Her new study addresses an increasingly urgent question: how can generative AI meaningfully support private equity workflows, where analysts depend on accurate information, time-sensitive data, and verifiable insights? Although generative AI has surged across industries, the finance sector—particularly private equity—still lacks research-based design frameworks suited to its unique operational demands. Zhao’s publication helps fill this gap through a rare mixed-methods investigation grounded in real user behavior rather than theory.
Working with a functional GenAI prototype created for private equity research and due-diligence tasks, Zhao and her coauthors analyzed 825 real chatbot queries, 12 in-depth interviews, in-app user feedback, and system interaction logs. The findings reveal significant disconnects between how analysts attempt to use generative AI and how the technology interprets their intent. The study shows that most users approached the system as if it were a traditional search engine. As a result, 94 percent of all queries resembled keyword searches, leading to vague or inaccurate responses that could not support complex financial reasoning. Interview participants also described recurring challenges with unclear intent interpretation, hallucinated outputs, and confusion surrounding the recency and reliability of financial data.

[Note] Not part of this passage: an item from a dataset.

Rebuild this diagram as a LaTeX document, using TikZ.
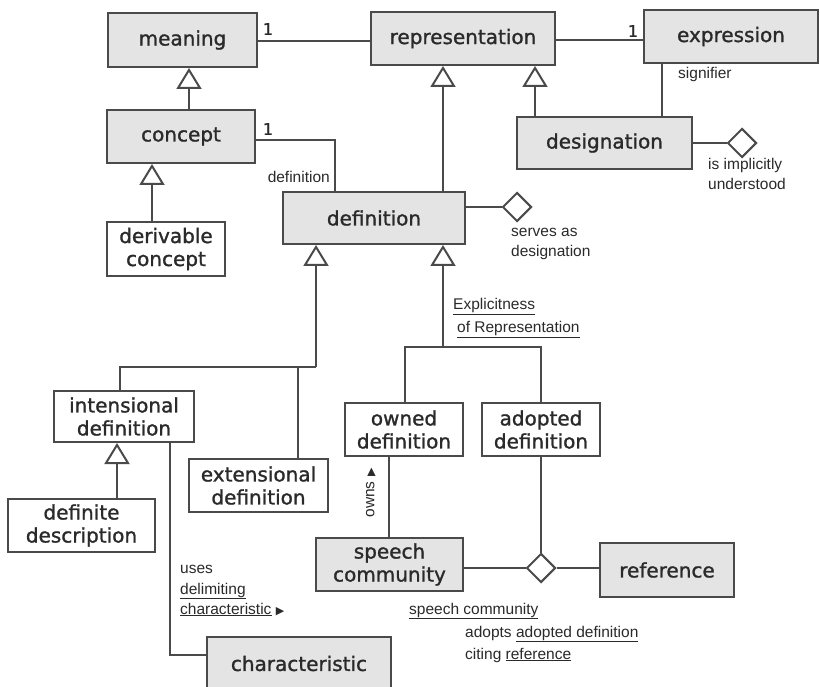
\documentclass[tikz,border=0pt]{standalone}
\usepackage{fontspec}
\usetikzlibrary{shapes.geometric,arrows.meta}
\newfontfamily\boxfont[FakeBold=1.2]{DejaVu Sans}
\newfontfamily\lblfont{Liberation Sans}
\newfontfamily\symfont{DejaVu Sans}
\definecolor{boxgray}{HTML}{E4E4E4}
\definecolor{linec}{HTML}{4A4A4A}
\definecolor{textc}{HTML}{2A2A2A}
\tikzset{
  gbox/.style={draw=linec, fill=boxgray, line width=2pt, inner sep=0pt, text=textc, align=center,
    font={\boxfont\fontsize{20}{23}\selectfont}},
  wbox/.style={gbox, fill=white},
  lbl/.style={font={\lblfont\fontsize{15.5}{20}\selectfont}, text=textc, inner sep=0pt, align=left},
  mult/.style={font={\boxfont\fontsize{16}{18}\selectfont}, text=textc, inner sep=0pt},
  agg/.style={diamond, draw=linec, fill=white, line width=2pt, minimum width=29pt, minimum height=29pt, inner sep=0pt},
  conn/.style={draw=linec, line width=2pt},
  gen/.style={conn, -{Triangle[open, length=21pt, width=25pt]}}
}
\begin{document}
\begin{tikzpicture}[x=1pt,y=-1pt]
\useasboundingbox[fill=white] (0,0) rectangle (820,687);
% boxes
\node[gbox, minimum width=149pt, minimum height=54pt] (meaning) at (182.5,40) {meaning};
\node[gbox, minimum width=184pt, minimum height=53pt] (representation) at (463,38.5) {representation};
\node[gbox, minimum width=174pt, minimum height=53pt] (expression) at (731,36.5) {expression};
\node[gbox, minimum width=175pt, minimum height=52pt] (designation) at (604.5,143) {designation};
\node[gbox, minimum width=148pt, minimum height=53pt] (concept) at (181,136.5) {concept};
\node[wbox, minimum width=118pt, minimum height=54pt] (derivable) at (166,249) {derivable\\concept};
\node[gbox, minimum width=182pt, minimum height=52pt] (definition) at (374,218) {definition};
\node[wbox, minimum width=140pt, minimum height=51pt] (intensional) at (124,416.5) {intensional\\definition};
\node[wbox, minimum width=139pt, minimum height=53pt] (extensional) at (258.5,485.5) {extensional\\definition};
\node[wbox, minimum width=147pt, minimum height=53pt] (definite) at (81.5,525.5) {definite\\description};
\node[wbox, minimum width=118pt, minimum height=53pt] (owned) at (404,429.5) {owned\\definition};
\node[wbox, minimum width=118pt, minimum height=53pt] (adopted) at (541,429.5) {adopted\\definition};
\node[gbox, minimum width=147pt, minimum height=53pt] (speech) at (389.5,564.5) {speech\\community};
\node[gbox, minimum width=134pt, minimum height=54pt] (reference) at (667,570) {reference};
\node[gbox, minimum width=184pt, minimum height=53pt] (characteristic) at (299,663.5) {characteristic};
% aggregation diamonds
\node[agg] (d1) at (742,143) {};
\node[agg] (d2) at (517,207) {};
\node[agg] (d3) at (541,568) {};
% junctions
\coordinate (j1) at (316,367);
\coordinate (j2) at (443,347);
% associations
\draw[conn] ([yshift=-1pt]meaning.east) -- ([yshift=-1pt]meaning.east -| representation.west);
\draw[conn] ([yshift=-1.5pt]representation.east) -- ([yshift=-1.5pt]representation.east -| expression.west);
\draw[conn] ([xshift=57.5pt]designation.north) -- ([xshift=57.5pt]designation.north |- expression.south);
\draw[conn] (designation.east) -- (d1.west);
\draw[conn] ([yshift=11pt]definition.east) -- (d2.west);
\draw[conn] ([yshift=-3.5pt]concept.east) -| ([xshift=-39pt]definition.north);
\draw[conn] ([xshift=46pt]intensional.south) |- ([yshift=8.5pt]characteristic.west);
\draw[conn] ([xshift=-15pt]owned.south) -- ([xshift=-15pt]owned.south |- speech.north);
\draw[conn] (adopted.south) -- (d3.north);
\draw[conn] (d3.west -| speech.east) -- (d3.west);
\draw[conn] (d3.east) -- (d3.east -| reference.west);
% generalizations
\draw[gen] ([xshift=8pt]concept.north) -- ([xshift=8pt]concept.north |- meaning.south);
\draw[gen] ([xshift=-14pt]derivable.north) -- ([xshift=-14pt]derivable.north |- concept.south);
\draw[gen] ([xshift=-69.5pt]designation.north) -- ([xshift=-69.5pt]designation.north |- representation.south);
\draw[gen] ([xshift=69pt]definition.north) -- ([xshift=69pt]definition.north |- representation.south);
\draw[conn] ([xshift=-4pt]intensional.north) |- (j1);
\draw[conn] ([xshift=39.5pt]extensional.north) -- ([xshift=39.5pt]extensional.north |- j1);
\draw[gen] (j1) -- (j1 |- definition.south);
\draw[conn] ([xshift=1pt]owned.north) |- (j2) -| (adopted.north);
\draw[gen] (j2) -- (j2 |- definition.south);
\draw[gen] ([xshift=35.5pt]definite.north) -- ([xshift=35.5pt]definite.north |- intensional.south);
% labels
\node[mult] (m1) at (268,29) {1};
\node[mult] (m2) at (633,31) {1};
\node[mult] (m3) at (268,129) {1};
\node[lbl, anchor=base east] (ldef) at (330,183) {definition};
\node[lbl, anchor=base west] (lsig) at (678,79) {signifier};
\node[lbl, anchor=base west] (lser1) at (511,237) {serves as};
\node[lbl, anchor=base west] (lser2) at (511,257) {designation};
\node[lbl, anchor=base west] (limp1) at (708,170) {is implicitly};
\node[lbl, anchor=base west] (limp2) at (708,190) {understood};
\node[lbl, anchor=base west] (lexp1) at (453,310) {\underline{Explicitness}};
\node[lbl, anchor=base west] (lexp2) at (457,333) {\underline{of Representation}};
\node[lbl, anchor=center, rotate=90] (lowns) at (371,493) {owns {\symfont\fontsize{11}{11}\selectfont ▶}};
\node[lbl, anchor=base west] (luse1) at (180,573) {uses};
\node[lbl, anchor=base west] (luse2) at (180,594) {\underline{delimiting}};
\node[lbl, anchor=base west] (luse3) at (180,614) {\underline{characteristic} {\symfont\fontsize{11}{11}\selectfont ▶}};
\node[lbl, anchor=base west] (lsc1) at (409,614) {\underline{speech community}};
\node[lbl, anchor=base west] (lsc2) at (465,637) {adopts \underline{adopted definition}};
\node[lbl, anchor=base west] (lsc3) at (465,659) {citing \underline{reference}};
\end{tikzpicture}
\end{document}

These results point to a deeper structural issue: private equity analysts bring well-established mental models from search tools and databases, while generative AI relies on a fundamentally different interaction logic. Without proper interface design, these mismatches undermine trust and limit the technology’s usefulness. In response to these challenges, Zhao’s paper introduces a domain-specific design framework for generative AI in private equity. The framework emphasizes clearer prompt guidance, transparent sourcing to support auditability, hybrid workflows that combine traditional machine learning with generative reasoning, and explicit communication of dates, time sensitivity, and data freshness. It also highlights the importance of designing interfaces that mirror the rhythms and responsibilities of analyst workflows.
The significance of this work extends beyond private equity. As financial institutions face mounting pressure to adopt AI responsibly, Zhao’s research offers practical guidelines for building systems that meet compliance, risk-management, and accuracy expectations. The insights also apply to adjacent fields such as venture capital, asset management, hedge funds, and M&A, where analysts rely on trustworthy document synthesis and transparent data interpretation.
Looking ahead, Zhao plans to continue expanding this line of research by validating the framework with broader user testing and refining the prototype based on real-world task performance. Future directions include adapting the framework to other financial sectors and integrating generative AI directly into analysts’ everyday tools—such as PDF readers, spreadsheets, and browser extensions—to create more seamless and context-aware assistance. The research also calls for deeper exploration into the temporal reasoning limitations of large language models and the potential of hybrid architectures designed for greater accuracy and reliability.
With this publication, Zhao demonstrates both technical and creative leadership within the rapidly evolving field of AI-driven finance. Her work marks an important step toward building intelligent tools that financial professionals can trust—tools that are not only powerful but also transparent, responsible, and aligned with the realities of modern analytical work.
Disclaimer: The content provided is for informational purposes only and does not constitute investment, financial, or professional advice. Readers should consult with qualified financial or investment professionals before making any decisions based on the information presented. The outcomes and insights discussed may vary depending on individual circumstances and market conditions.